Stated exercise: Repeat the listing exactly as given, omitting every image.

----- Given material

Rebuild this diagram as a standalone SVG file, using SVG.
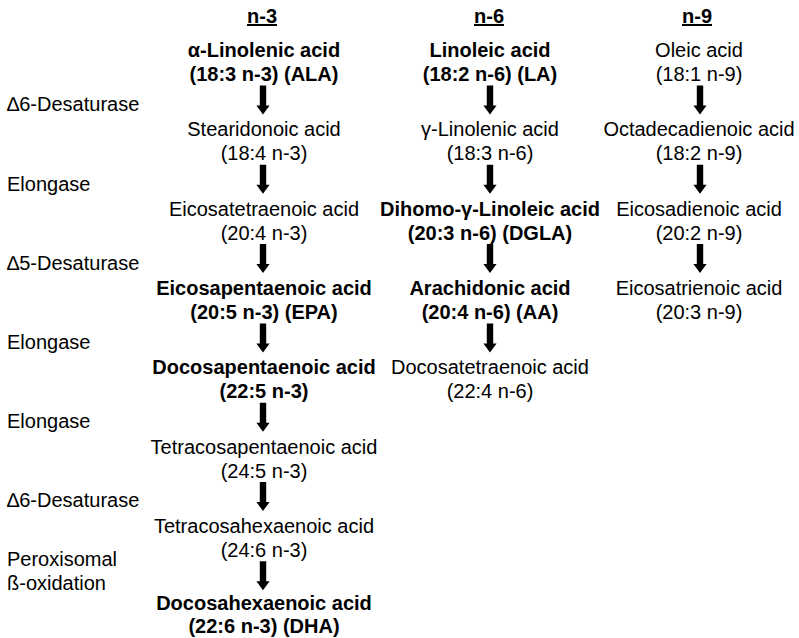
<svg xmlns="http://www.w3.org/2000/svg" width="799" height="638" viewBox="0 0 799 638">
<style>
text{font-family:"Liberation Sans",Arial,sans-serif;font-size:20px;fill:#000}
.c{text-anchor:middle}
.b{font-weight:bold}
.h{font-weight:bold;text-decoration:underline}
.arrow{fill:#000}
</style>
<defs>
<path id="arr" d="M-3.2,0 H3.2 V20 H6.6 L0,29 L-6.6,20 H-3.2 Z"/>
</defs>
<rect width="799" height="638" fill="#fff"/>
<g id="headers">
<text class="c h" x="262" y="23">n-3</text>
<text class="c h" x="489" y="23">n-6</text>
<text class="c h" x="697" y="23">n-9</text>
</g>
<g id="enzymes">
<text x="7" y="111">∆6-Desaturase</text>
<text x="7" y="191">Elongase</text>
<text x="7" y="270">∆5-Desaturase</text>
<text x="7" y="349">Elongase</text>
<text x="7" y="428">Elongase</text>
<text x="7" y="507">∆6-Desaturase</text>
<text x="7" y="566">Peroxisomal</text>
<text x="7" y="590">ß-oxidation</text>
</g>
<g id="n3-ALA"><text class="c b" x="264" y="57">α-Linolenic acid</text><text class="c b" x="264" y="81">(18:3 n-3) (ALA)</text></g>
<g id="n3-SDA"><text class="c" x="264" y="136.3">Stearidonoic acid</text><text class="c" x="264" y="160.3">(18:4 n-3)</text></g>
<g id="n3-ETA"><text class="c" x="264" y="215.6">Eicosatetraenoic acid</text><text class="c" x="264" y="239.6">(20:4 n-3)</text></g>
<g id="n3-EPA"><text class="c b" x="264" y="294.9">Eicosapentaenoic acid</text><text class="c b" x="264" y="318.9">(20:5 n-3) (EPA)</text></g>
<g id="n3-DPA"><text class="c b" x="264" y="374.2">Docosapentaenoic acid</text><text class="c b" x="264" y="398.2">(22:5 n-3)</text></g>
<g id="n3-TPA"><text class="c" x="264" y="453.5">Tetracosapentaenoic acid</text><text class="c" x="264" y="477.5">(24:5 n-3)</text></g>
<g id="n3-THA"><text class="c" x="264" y="532.8">Tetracosahexaenoic acid</text><text class="c" x="264" y="556.8">(24:6 n-3)</text></g>
<g id="n3-DHA"><text class="c b" x="264" y="610">Docosahexaenoic acid</text><text class="c b" x="264" y="633">(22:6 n-3) (DHA)</text></g>
<g id="n6-LA"><text class="c b" x="490" y="57">Linoleic acid</text><text class="c b" x="490" y="81">(18:2 n-6) (LA)</text></g>
<g id="n6-GLA"><text class="c" x="490" y="136.3">γ-Linolenic acid</text><text class="c" x="490" y="160.3">(18:3 n-6)</text></g>
<g id="n6-DGLA"><text class="c b" x="490" y="215.6">Dihomo-γ-Linoleic acid</text><text class="c b" x="490" y="239.6">(20:3 n-6) (DGLA)</text></g>
<g id="n6-AA"><text class="c b" x="490" y="294.9">Arachidonic acid</text><text class="c b" x="490" y="318.9">(20:4 n-6) (AA)</text></g>
<g id="n6-DTA"><text class="c" x="490" y="374.2">Docosatetraenoic acid</text><text class="c" x="490" y="398.2">(22:4 n-6)</text></g>
<g id="n9-OA"><text class="c" x="699" y="57">Oleic acid</text><text class="c" x="699" y="81">(18:1 n-9)</text></g>
<g id="n9-ODA"><text class="c" x="699" y="136.3">Octadecadienoic acid</text><text class="c" x="699" y="160.3">(18:2 n-9)</text></g>
<g id="n9-EDA"><text class="c" x="699" y="215.6">Eicosadienoic acid</text><text class="c" x="699" y="239.6">(20:2 n-9)</text></g>
<g id="n9-ETrA"><text class="c" x="699" y="294.9">Eicosatrienoic acid</text><text class="c" x="699" y="318.9">(20:3 n-9)</text></g>
<g id="connectors" class="arrow">
<use href="#arr" x="263" y="85.5"/>
<use href="#arr" x="263" y="164.8"/>
<use href="#arr" x="263" y="244.1"/>
<use href="#arr" x="263" y="323.4"/>
<use href="#arr" x="263" y="402.7"/>
<use href="#arr" x="263" y="482"/>
<use href="#arr" x="263" y="561.3"/>
<use href="#arr" x="490" y="85.5"/>
<use href="#arr" x="490" y="164.8"/>
<use href="#arr" x="490" y="244.1"/>
<use href="#arr" x="490" y="323.4"/>
<use href="#arr" x="700" y="85.5"/>
<use href="#arr" x="700" y="164.8"/>
<use href="#arr" x="700" y="244.1"/>
</g>
</svg>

----------

Result of this exercise:
Rebuild this diagram as a standalone SVG file, using SVG.
<svg xmlns="http://www.w3.org/2000/svg" width="799" height="638" viewBox="0 0 799 638">
<style>
text{font-family:"Liberation Sans",Arial,sans-serif;font-size:20px;fill:#000}
.c{text-anchor:middle}
.b{font-weight:bold}
.h{font-weight:bold;text-decoration:underline}
.arrow{fill:#000}
</style>
<defs>
<path id="arr" d="M-3.2,0 H3.2 V20 H6.6 L0,29 L-6.6,20 H-3.2 Z"/>
</defs>
<rect width="799" height="638" fill="#fff"/>
<g id="headers">
<text class="c h" x="262" y="23">n-3</text>
<text class="c h" x="489" y="23">n-6</text>
<text class="c h" x="697" y="23">n-9</text>
</g>
<g id="enzymes">
<text x="7" y="111">∆6-Desaturase</text>
<text x="7" y="191">Elongase</text>
<text x="7" y="270">∆5-Desaturase</text>
<text x="7" y="349">Elongase</text>
<text x="7" y="428">Elongase</text>
<text x="7" y="507">∆6-Desaturase</text>
<text x="7" y="566">Peroxisomal</text>
<text x="7" y="590">ß-oxidation</text>
</g>
<g id="n3-ALA"><text class="c b" x="264" y="57">α-Linolenic acid</text><text class="c b" x="264" y="81">(18:3 n-3) (ALA)</text></g>
<g id="n3-SDA"><text class="c" x="264" y="136.3">Stearidonoic acid</text><text class="c" x="264" y="160.3">(18:4 n-3)</text></g>
<g id="n3-ETA"><text class="c" x="264" y="215.6">Eicosatetraenoic acid</text><text class="c" x="264" y="239.6">(20:4 n-3)</text></g>
<g id="n3-EPA"><text class="c b" x="264" y="294.9">Eicosapentaenoic acid</text><text class="c b" x="264" y="318.9">(20:5 n-3) (EPA)</text></g>
<g id="n3-DPA"><text class="c b" x="264" y="374.2">Docosapentaenoic acid</text><text class="c b" x="264" y="398.2">(22:5 n-3)</text></g>
<g id="n3-TPA"><text class="c" x="264" y="453.5">Tetracosapentaenoic acid</text><text class="c" x="264" y="477.5">(24:5 n-3)</text></g>
<g id="n3-THA"><text class="c" x="264" y="532.8">Tetracosahexaenoic acid</text><text class="c" x="264" y="556.8">(24:6 n-3)</text></g>
<g id="n3-DHA"><text class="c b" x="264" y="610">Docosahexaenoic acid</text><text class="c b" x="264" y="633">(22:6 n-3) (DHA)</text></g>
<g id="n6-LA"><text class="c b" x="490" y="57">Linoleic acid</text><text class="c b" x="490" y="81">(18:2 n-6) (LA)</text></g>
<g id="n6-GLA"><text class="c" x="490" y="136.3">γ-Linolenic acid</text><text class="c" x="490" y="160.3">(18:3 n-6)</text></g>
<g id="n6-DGLA"><text class="c b" x="490" y="215.6">Dihomo-γ-Linoleic acid</text><text class="c b" x="490" y="239.6">(20:3 n-6) (DGLA)</text></g>
<g id="n6-AA"><text class="c b" x="490" y="294.9">Arachidonic acid</text><text class="c b" x="490" y="318.9">(20:4 n-6) (AA)</text></g>
<g id="n6-DTA"><text class="c" x="490" y="374.2">Docosatetraenoic acid</text><text class="c" x="490" y="398.2">(22:4 n-6)</text></g>
<g id="n9-OA"><text class="c" x="699" y="57">Oleic acid</text><text class="c" x="699" y="81">(18:1 n-9)</text></g>
<g id="n9-ODA"><text class="c" x="699" y="136.3">Octadecadienoic acid</text><text class="c" x="699" y="160.3">(18:2 n-9)</text></g>
<g id="n9-EDA"><text class="c" x="699" y="215.6">Eicosadienoic acid</text><text class="c" x="699" y="239.6">(20:2 n-9)</text></g>
<g id="n9-ETrA"><text class="c" x="699" y="294.9">Eicosatrienoic acid</text><text class="c" x="699" y="318.9">(20:3 n-9)</text></g>
<g id="connectors" class="arrow">
<use href="#arr" x="263" y="85.5"/>
<use href="#arr" x="263" y="164.8"/>
<use href="#arr" x="263" y="244.1"/>
<use href="#arr" x="263" y="323.4"/>
<use href="#arr" x="263" y="402.7"/>
<use href="#arr" x="263" y="482"/>
<use href="#arr" x="263" y="561.3"/>
<use href="#arr" x="490" y="85.5"/>
<use href="#arr" x="490" y="164.8"/>
<use href="#arr" x="490" y="244.1"/>
<use href="#arr" x="490" y="323.4"/>
<use href="#arr" x="700" y="85.5"/>
<use href="#arr" x="700" y="164.8"/>
<use href="#arr" x="700" y="244.1"/>
</g>
</svg>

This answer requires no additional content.